TASK PROMPT:
Return all of the data exactly as written, without the pictures.

====================

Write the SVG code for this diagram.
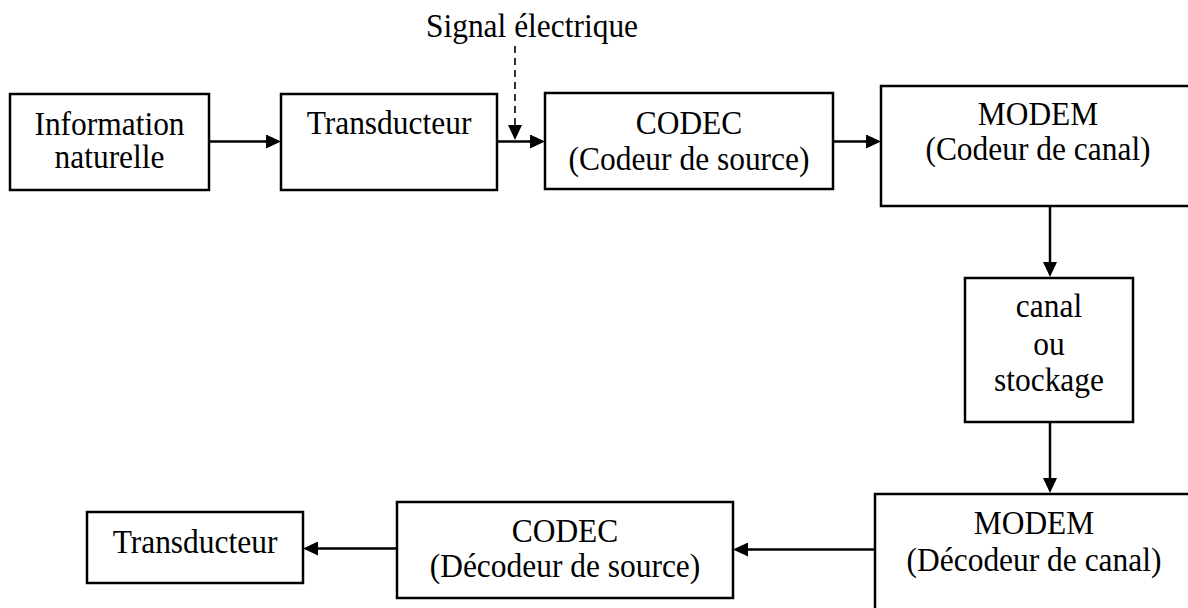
<svg xmlns="http://www.w3.org/2000/svg" width="1188" height="608" viewBox="0 0 1188 608">
  <defs>
    <style>
      .box { fill: #ffffff; stroke: #000000; stroke-width: 2.5; }
      .lbl { font-family: "Liberation Serif", "Times New Roman", serif; font-size: 34px; fill: #000000; text-anchor: middle; }
      .link { fill: none; stroke: #000000; stroke-width: 2.5; marker-end: url(#head); }
      .dash { fill: none; stroke: #000000; stroke-width: 1.6; stroke-dasharray: 7 5; marker-end: url(#head); }
    </style>
    <!-- filled triangular arrowhead; tip sits 13px beyond the line end -->
    <marker id="head" viewBox="0 0 15 14" refX="2" refY="7" markerWidth="15" markerHeight="14" markerUnits="userSpaceOnUse" orient="auto">
      <path d="M0,0 L15,7 L0,14 z" fill="#000000"/>
    </marker>
  </defs>

  <rect width="1188" height="608" fill="#ffffff"/>

  <!-- connectors -->
  <g id="connectors">
    <line class="link" x1="209" y1="141.5" x2="268" y2="141.5"/>
    <line class="link" x1="497" y1="141.5" x2="532" y2="141.5"/>
    <line class="dash" x1="515" y1="46" x2="515" y2="127"/>
    <line class="link" x1="833" y1="141.5" x2="868" y2="141.5"/>
    <line class="link" x1="1050" y1="206" x2="1050" y2="264"/>
    <line class="link" x1="1050" y1="422" x2="1050" y2="480"/>
    <line class="link" x1="875" y1="549.5" x2="746" y2="549.5"/>
    <line class="link" x1="397" y1="548.5" x2="316" y2="548.5"/>
  </g>

  <!-- labels use a slightly narrowed serif: translate to the centre, then squeeze x -->
  <g id="signal-label">
    <text class="lbl" transform="translate(532 0) scale(0.925 1)" x="0" y="37">Signal électrique</text>
  </g>

  <g id="information-naturelle">
    <rect class="box" x="10" y="94" width="199" height="96"/>
    <text class="lbl" transform="translate(109.5 0) scale(0.925 1)" x="0" y="135">Information</text>
    <text class="lbl" transform="translate(109.5 0) scale(0.925 1)" x="0" y="168">naturelle</text>
  </g>

  <g id="transducteur-entree">
    <rect class="box" x="281" y="94" width="216" height="96"/>
    <text class="lbl" transform="translate(389 0) scale(0.925 1)" x="0" y="134">Transducteur</text>
  </g>

  <g id="codec-codeur">
    <rect class="box" x="545" y="93" width="288" height="96"/>
    <text class="lbl" transform="translate(689 0) scale(0.925 1)" x="0" y="134">CODEC</text>
    <text class="lbl" transform="translate(689 0) scale(0.925 1)" x="0" y="170">(Codeur de source)</text>
  </g>

  <g id="modem-codeur">
    <rect class="box" x="881" y="86" width="314" height="120"/>
    <text class="lbl" transform="translate(1038 0) scale(0.925 1)" x="0" y="125">MODEM</text>
    <text class="lbl" transform="translate(1038 0) scale(0.925 1)" x="0" y="160">(Codeur de canal)</text>
  </g>

  <g id="canal-stockage">
    <rect class="box" x="965" y="278" width="168" height="144"/>
    <text class="lbl" transform="translate(1049 0) scale(0.925 1)" x="0" y="317">canal</text>
    <text class="lbl" transform="translate(1049 0) scale(0.925 1)" x="0" y="355">ou</text>
    <text class="lbl" transform="translate(1049 0) scale(0.925 1)" x="0" y="391">stockage</text>
  </g>

  <g id="modem-decodeur">
    <rect class="box" x="875" y="494" width="320" height="130"/>
    <text class="lbl" transform="translate(1034 0) scale(0.925 1)" x="0" y="534">MODEM</text>
    <text class="lbl" transform="translate(1034 0) scale(0.925 1)" x="0" y="571">(Décodeur de canal)</text>
  </g>

  <g id="codec-decodeur">
    <rect class="box" x="397" y="502" width="336" height="96"/>
    <text class="lbl" transform="translate(565 0) scale(0.925 1)" x="0" y="542">CODEC</text>
    <text class="lbl" transform="translate(565 0) scale(0.925 1)" x="0" y="577">(Décodeur de source)</text>
  </g>

  <g id="transducteur-sortie">
    <rect class="box" x="87" y="512" width="216" height="71"/>
    <text class="lbl" transform="translate(195 0) scale(0.925 1)" x="0" y="553">Transducteur</text>
  </g>
</svg>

====================

SOLVED EXERCISE:
Write the SVG code for this diagram.
<svg xmlns="http://www.w3.org/2000/svg" width="1188" height="608" viewBox="0 0 1188 608">
  <defs>
    <style>
      .box { fill: #ffffff; stroke: #000000; stroke-width: 2.5; }
      .lbl { font-family: "Liberation Serif", "Times New Roman", serif; font-size: 34px; fill: #000000; text-anchor: middle; }
      .link { fill: none; stroke: #000000; stroke-width: 2.5; marker-end: url(#head); }
      .dash { fill: none; stroke: #000000; stroke-width: 1.6; stroke-dasharray: 7 5; marker-end: url(#head); }
    </style>
    <!-- filled triangular arrowhead; tip sits 13px beyond the line end -->
    <marker id="head" viewBox="0 0 15 14" refX="2" refY="7" markerWidth="15" markerHeight="14" markerUnits="userSpaceOnUse" orient="auto">
      <path d="M0,0 L15,7 L0,14 z" fill="#000000"/>
    </marker>
  </defs>

  <rect width="1188" height="608" fill="#ffffff"/>

  <!-- connectors -->
  <g id="connectors">
    <line class="link" x1="209" y1="141.5" x2="268" y2="141.5"/>
    <line class="link" x1="497" y1="141.5" x2="532" y2="141.5"/>
    <line class="dash" x1="515" y1="46" x2="515" y2="127"/>
    <line class="link" x1="833" y1="141.5" x2="868" y2="141.5"/>
    <line class="link" x1="1050" y1="206" x2="1050" y2="264"/>
    <line class="link" x1="1050" y1="422" x2="1050" y2="480"/>
    <line class="link" x1="875" y1="549.5" x2="746" y2="549.5"/>
    <line class="link" x1="397" y1="548.5" x2="316" y2="548.5"/>
  </g>

  <!-- labels use a slightly narrowed serif: translate to the centre, then squeeze x -->
  <g id="signal-label">
    <text class="lbl" transform="translate(532 0) scale(0.925 1)" x="0" y="37">Signal électrique</text>
  </g>

  <g id="information-naturelle">
    <rect class="box" x="10" y="94" width="199" height="96"/>
    <text class="lbl" transform="translate(109.5 0) scale(0.925 1)" x="0" y="135">Information</text>
    <text class="lbl" transform="translate(109.5 0) scale(0.925 1)" x="0" y="168">naturelle</text>
  </g>

  <g id="transducteur-entree">
    <rect class="box" x="281" y="94" width="216" height="96"/>
    <text class="lbl" transform="translate(389 0) scale(0.925 1)" x="0" y="134">Transducteur</text>
  </g>

  <g id="codec-codeur">
    <rect class="box" x="545" y="93" width="288" height="96"/>
    <text class="lbl" transform="translate(689 0) scale(0.925 1)" x="0" y="134">CODEC</text>
    <text class="lbl" transform="translate(689 0) scale(0.925 1)" x="0" y="170">(Codeur de source)</text>
  </g>

  <g id="modem-codeur">
    <rect class="box" x="881" y="86" width="314" height="120"/>
    <text class="lbl" transform="translate(1038 0) scale(0.925 1)" x="0" y="125">MODEM</text>
    <text class="lbl" transform="translate(1038 0) scale(0.925 1)" x="0" y="160">(Codeur de canal)</text>
  </g>

  <g id="canal-stockage">
    <rect class="box" x="965" y="278" width="168" height="144"/>
    <text class="lbl" transform="translate(1049 0) scale(0.925 1)" x="0" y="317">canal</text>
    <text class="lbl" transform="translate(1049 0) scale(0.925 1)" x="0" y="355">ou</text>
    <text class="lbl" transform="translate(1049 0) scale(0.925 1)" x="0" y="391">stockage</text>
  </g>

  <g id="modem-decodeur">
    <rect class="box" x="875" y="494" width="320" height="130"/>
    <text class="lbl" transform="translate(1034 0) scale(0.925 1)" x="0" y="534">MODEM</text>
    <text class="lbl" transform="translate(1034 0) scale(0.925 1)" x="0" y="571">(Décodeur de canal)</text>
  </g>

  <g id="codec-decodeur">
    <rect class="box" x="397" y="502" width="336" height="96"/>
    <text class="lbl" transform="translate(565 0) scale(0.925 1)" x="0" y="542">CODEC</text>
    <text class="lbl" transform="translate(565 0) scale(0.925 1)" x="0" y="577">(Décodeur de source)</text>
  </g>

  <g id="transducteur-sortie">
    <rect class="box" x="87" y="512" width="216" height="71"/>
    <text class="lbl" transform="translate(195 0) scale(0.925 1)" x="0" y="553">Transducteur</text>
  </g>
</svg>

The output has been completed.